Exercise
Look through the material below and give the number of lines holding "this", with no other words.

Data extract
>> start

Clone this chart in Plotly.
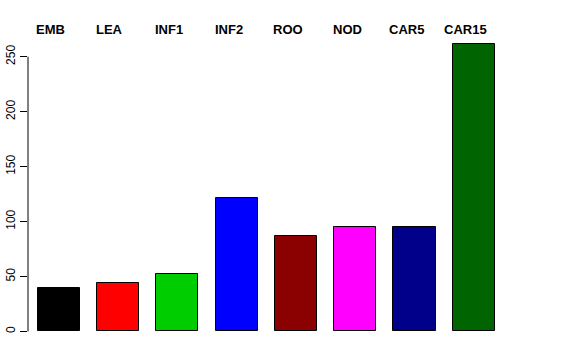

>> end
>> start

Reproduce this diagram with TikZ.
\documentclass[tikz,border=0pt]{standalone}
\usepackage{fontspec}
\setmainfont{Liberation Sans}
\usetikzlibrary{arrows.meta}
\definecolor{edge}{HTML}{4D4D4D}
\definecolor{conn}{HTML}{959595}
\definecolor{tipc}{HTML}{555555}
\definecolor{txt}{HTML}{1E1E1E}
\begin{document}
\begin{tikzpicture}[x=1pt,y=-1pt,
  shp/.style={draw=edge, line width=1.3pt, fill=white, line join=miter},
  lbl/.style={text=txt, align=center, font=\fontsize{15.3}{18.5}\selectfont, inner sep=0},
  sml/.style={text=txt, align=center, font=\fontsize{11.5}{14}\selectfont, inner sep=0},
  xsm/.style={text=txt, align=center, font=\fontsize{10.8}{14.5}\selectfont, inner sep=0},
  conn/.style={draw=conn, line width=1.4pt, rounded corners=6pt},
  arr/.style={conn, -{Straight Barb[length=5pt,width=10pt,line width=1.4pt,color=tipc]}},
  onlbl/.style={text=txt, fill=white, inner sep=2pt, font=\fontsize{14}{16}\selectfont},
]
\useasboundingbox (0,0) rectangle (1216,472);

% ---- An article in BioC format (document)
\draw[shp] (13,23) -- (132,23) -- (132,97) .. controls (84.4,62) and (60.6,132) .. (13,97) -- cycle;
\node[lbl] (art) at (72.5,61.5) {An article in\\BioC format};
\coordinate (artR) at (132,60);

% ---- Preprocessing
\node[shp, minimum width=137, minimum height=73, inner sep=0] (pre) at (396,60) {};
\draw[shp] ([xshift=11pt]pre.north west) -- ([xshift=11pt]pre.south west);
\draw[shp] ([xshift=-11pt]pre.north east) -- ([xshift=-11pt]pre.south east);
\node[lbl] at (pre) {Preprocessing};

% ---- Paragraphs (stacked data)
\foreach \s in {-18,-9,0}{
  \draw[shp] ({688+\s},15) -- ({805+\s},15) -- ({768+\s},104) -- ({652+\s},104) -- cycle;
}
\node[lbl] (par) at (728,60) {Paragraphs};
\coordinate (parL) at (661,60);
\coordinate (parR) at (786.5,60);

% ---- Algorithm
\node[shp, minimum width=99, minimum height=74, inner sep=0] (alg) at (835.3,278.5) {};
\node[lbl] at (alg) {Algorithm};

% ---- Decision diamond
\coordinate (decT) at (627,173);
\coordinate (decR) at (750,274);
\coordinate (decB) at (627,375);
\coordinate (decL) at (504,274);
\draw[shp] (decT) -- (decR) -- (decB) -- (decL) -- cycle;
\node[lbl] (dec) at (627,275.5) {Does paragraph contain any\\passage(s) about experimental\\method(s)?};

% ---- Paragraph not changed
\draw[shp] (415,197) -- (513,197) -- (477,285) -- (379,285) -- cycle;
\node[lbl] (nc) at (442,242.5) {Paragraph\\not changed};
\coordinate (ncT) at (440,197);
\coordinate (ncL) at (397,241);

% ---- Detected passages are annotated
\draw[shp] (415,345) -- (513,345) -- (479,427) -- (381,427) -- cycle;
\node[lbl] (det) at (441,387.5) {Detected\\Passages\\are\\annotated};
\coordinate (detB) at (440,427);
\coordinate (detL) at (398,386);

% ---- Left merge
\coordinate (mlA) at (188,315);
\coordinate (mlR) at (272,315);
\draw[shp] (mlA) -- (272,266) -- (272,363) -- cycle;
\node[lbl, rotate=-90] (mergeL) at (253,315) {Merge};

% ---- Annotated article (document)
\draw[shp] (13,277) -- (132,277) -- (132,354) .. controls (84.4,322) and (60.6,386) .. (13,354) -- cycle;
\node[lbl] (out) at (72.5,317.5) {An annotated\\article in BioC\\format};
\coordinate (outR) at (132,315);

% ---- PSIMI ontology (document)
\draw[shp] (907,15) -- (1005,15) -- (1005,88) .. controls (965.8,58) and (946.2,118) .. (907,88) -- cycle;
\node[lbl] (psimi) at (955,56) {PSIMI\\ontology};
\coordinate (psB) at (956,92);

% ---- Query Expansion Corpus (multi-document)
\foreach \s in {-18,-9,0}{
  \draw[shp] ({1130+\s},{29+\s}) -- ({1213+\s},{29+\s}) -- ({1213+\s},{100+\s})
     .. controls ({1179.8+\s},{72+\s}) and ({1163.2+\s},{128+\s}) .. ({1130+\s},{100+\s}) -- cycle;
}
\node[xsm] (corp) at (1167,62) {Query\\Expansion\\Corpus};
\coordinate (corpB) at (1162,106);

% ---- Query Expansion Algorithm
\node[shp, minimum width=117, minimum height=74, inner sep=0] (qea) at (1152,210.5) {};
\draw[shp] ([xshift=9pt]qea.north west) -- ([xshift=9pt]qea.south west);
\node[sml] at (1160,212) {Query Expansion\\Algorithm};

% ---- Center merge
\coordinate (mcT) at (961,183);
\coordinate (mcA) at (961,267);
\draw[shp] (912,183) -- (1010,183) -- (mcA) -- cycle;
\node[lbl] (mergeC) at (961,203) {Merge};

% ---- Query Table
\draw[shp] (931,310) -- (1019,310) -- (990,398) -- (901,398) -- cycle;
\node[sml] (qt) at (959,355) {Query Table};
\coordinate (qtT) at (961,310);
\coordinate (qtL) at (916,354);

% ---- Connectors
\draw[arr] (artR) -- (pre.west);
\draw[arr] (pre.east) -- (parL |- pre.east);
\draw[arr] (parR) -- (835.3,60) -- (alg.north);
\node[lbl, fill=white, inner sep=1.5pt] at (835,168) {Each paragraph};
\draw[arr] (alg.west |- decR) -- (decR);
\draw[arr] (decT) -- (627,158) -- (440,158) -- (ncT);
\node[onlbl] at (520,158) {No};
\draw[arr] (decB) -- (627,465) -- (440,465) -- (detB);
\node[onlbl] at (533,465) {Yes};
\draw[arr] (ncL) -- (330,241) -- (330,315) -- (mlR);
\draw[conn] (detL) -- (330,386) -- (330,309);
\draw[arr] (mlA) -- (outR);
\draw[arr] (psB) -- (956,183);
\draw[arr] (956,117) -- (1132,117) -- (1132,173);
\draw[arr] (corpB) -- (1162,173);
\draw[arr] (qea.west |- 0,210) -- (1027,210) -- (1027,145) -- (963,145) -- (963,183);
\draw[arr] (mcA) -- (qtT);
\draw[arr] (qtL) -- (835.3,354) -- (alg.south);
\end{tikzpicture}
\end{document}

>> end
>> start

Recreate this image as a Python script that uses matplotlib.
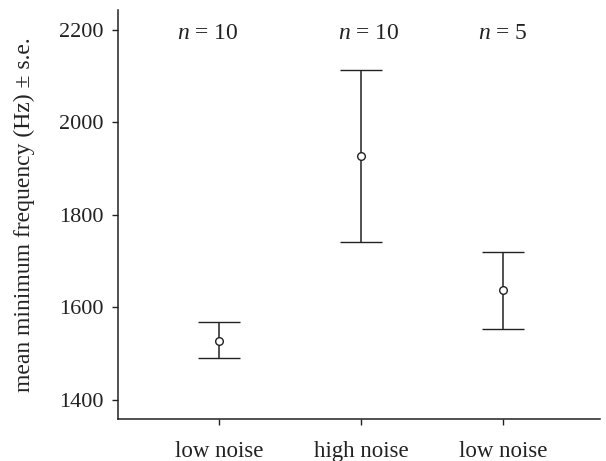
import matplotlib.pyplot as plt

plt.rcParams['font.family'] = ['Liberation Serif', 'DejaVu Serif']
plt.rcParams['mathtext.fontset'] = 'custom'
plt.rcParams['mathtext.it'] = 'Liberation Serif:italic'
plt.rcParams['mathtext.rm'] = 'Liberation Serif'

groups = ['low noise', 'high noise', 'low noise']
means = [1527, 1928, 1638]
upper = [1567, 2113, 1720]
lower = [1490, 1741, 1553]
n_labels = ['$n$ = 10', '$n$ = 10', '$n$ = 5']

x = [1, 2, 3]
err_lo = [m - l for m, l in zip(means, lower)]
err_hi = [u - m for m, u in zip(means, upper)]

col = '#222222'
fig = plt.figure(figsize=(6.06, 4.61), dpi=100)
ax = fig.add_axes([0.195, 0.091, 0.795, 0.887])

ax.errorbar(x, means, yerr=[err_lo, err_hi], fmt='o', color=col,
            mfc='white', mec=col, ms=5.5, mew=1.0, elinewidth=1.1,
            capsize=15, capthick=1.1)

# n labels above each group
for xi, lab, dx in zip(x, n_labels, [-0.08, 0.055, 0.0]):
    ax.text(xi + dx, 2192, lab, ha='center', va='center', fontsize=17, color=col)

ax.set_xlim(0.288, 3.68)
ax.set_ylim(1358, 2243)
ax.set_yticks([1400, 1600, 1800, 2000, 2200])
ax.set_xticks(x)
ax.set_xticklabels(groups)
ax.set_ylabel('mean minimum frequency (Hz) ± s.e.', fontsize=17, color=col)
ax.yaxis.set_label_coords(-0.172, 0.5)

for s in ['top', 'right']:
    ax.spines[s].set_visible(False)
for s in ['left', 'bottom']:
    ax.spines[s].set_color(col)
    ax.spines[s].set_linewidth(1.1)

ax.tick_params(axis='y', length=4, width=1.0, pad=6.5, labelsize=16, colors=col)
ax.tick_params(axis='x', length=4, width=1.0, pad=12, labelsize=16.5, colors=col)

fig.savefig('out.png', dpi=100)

>> end

Task response
3